Extended

Modeselektor

Monkeytown Records – 2021
par Aurélien, le 12 avril 2021
8

Un confinement, c’est l’occasion de faire le vide. Dans sa tête d’abord, parce que l’anxiété est à portée de doigt, d’écran ou de papier ; dans ses affaires personnelles ensuite. À l’échelle de Modeselektor, on imagine qu’il en a été de même : loin du vacarme des clubs et de la frénésie des tournées à rallonge, les vies de Gernot Bronsert et Sebastian Szary ont pris une toute autre tournure. Bien sûr, pour ne pas perdre la main, il reste l’épreuve du livestream, un exercice auquel la paire s'est évidemment plié. Mais fatalement, elle n'a pas pu se dérober à l'ennui, celui qui nous pousse à faire les poussières et à ranger ce qui traîne, nous replongeant inexorablement dans le passé, puisque la période suggère moins d’envisager le futur que de regarder dans le rétroviseur.

Ainsi commence l’histoire de ce nouvel album qui, en réalité, n’en est pas tout à fait un : si Extended est une nouveauté pour nous, il existe depuis longtemps dans la tête de ses deux géniteurs, qui ont profité de la période pour ressortir leur plus beaux brouillons. Une production massive qu’ils traînent comme un poids depuis de longues années, et qui peut aujourd'hui servir à marquer le retour de la paire dans le giron d'une techno de bons vivants et qui a fait notre bonheur au début du projet, bien avant la déferlante Monkeytown et le raz-de-marée Moderat. Deux ans après un Who Else où des bangers qui faisaient parler la poudre côtoyaient des choses plus sages, Extended met fin aux compromis. L’occasion de reconnaître que, oui, les pelures de Modeselektor sont plus belles que les fruits de pas mal d’autres collègues du techno jeu. 

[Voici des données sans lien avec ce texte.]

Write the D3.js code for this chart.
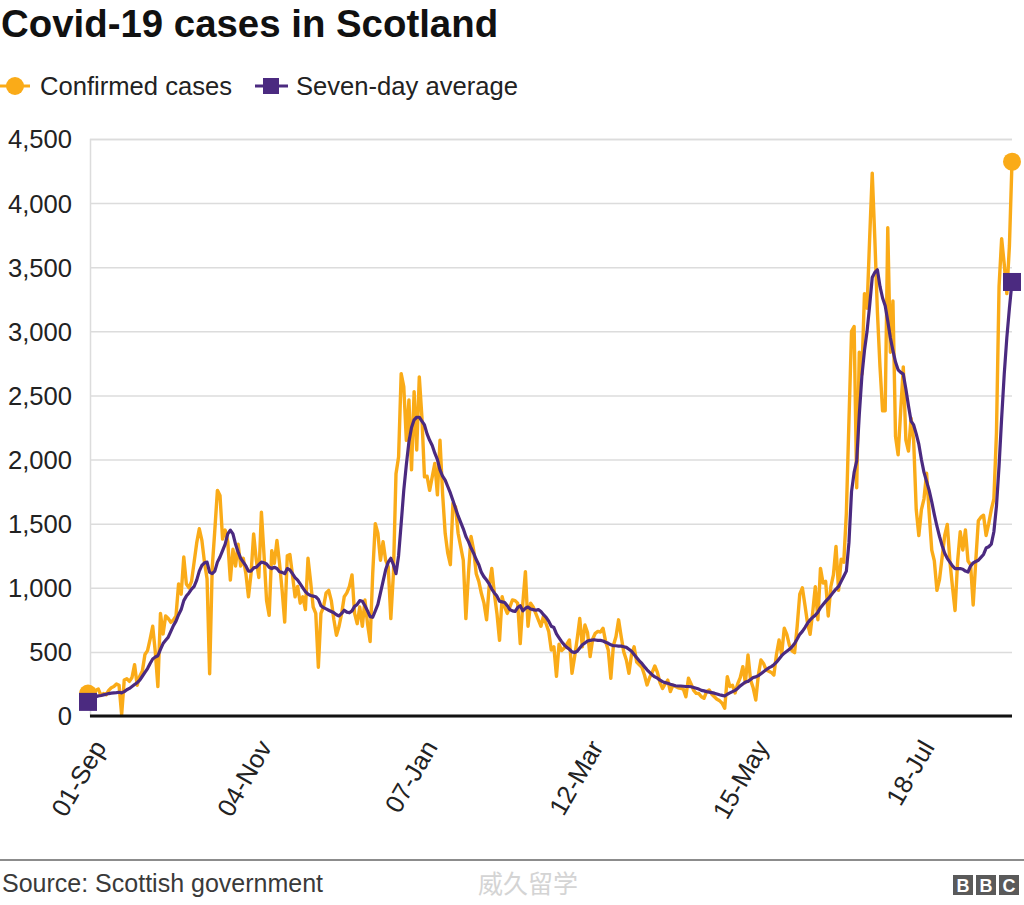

Car Extended, c’est la promesse de se débarrasser de toutes ces choses qui ont miné les longs formats de Modeselektor depuis Monkeytown. Pour Extended, pas de single catchy pour tâter le terrain, et pour cause : ce disque s’en passe volontiers. Au contraire, il s’épanouit dans sa propre logique, où chaque élément ne saurait exister indépendamment – à ce titre, on pense à ce que Scion avait fait avec l’œuvre de Basic Channel, ou Soulwax avec Essential. Le choix du format mixtape est évidemment idéal pour bâtir cette montagne russe taillée pour les clubs, qui évoque autant l’intransigeance d’Autechre que le second degré d’Errorsmith. Le résultat, c’est un tour de manège jubilatoire, un plaidoyer pour une techno sans œillères, une heure de musique qui se révèle un peu plus passionnante à chaque exploration de ses nombreux recoins.

Disque qui assume pleinement son statut bâtard, Extended ne se prive pas de passer en revue toutes les obsessions de Modeselektor – il le fait même tellement bien qu’il pourrait avoir l’allure d’un best of. Tout porte ici la signature de Bronsert et Szary, que ce soit dans l’exigence du propos, dans la justesse de la formule, ou dans ce besoin de faire de la musique pour que tout le monde y trouve son compte – à commencer par eux-mêmes. En un mot comme en cent, c’est la synthèse parfaite de deux décennies de carrière, un objet accessible et tapageur qui met tout le monde d’accord, et un retour sur le terrain de la techno qui fait un bien fou par où il passe.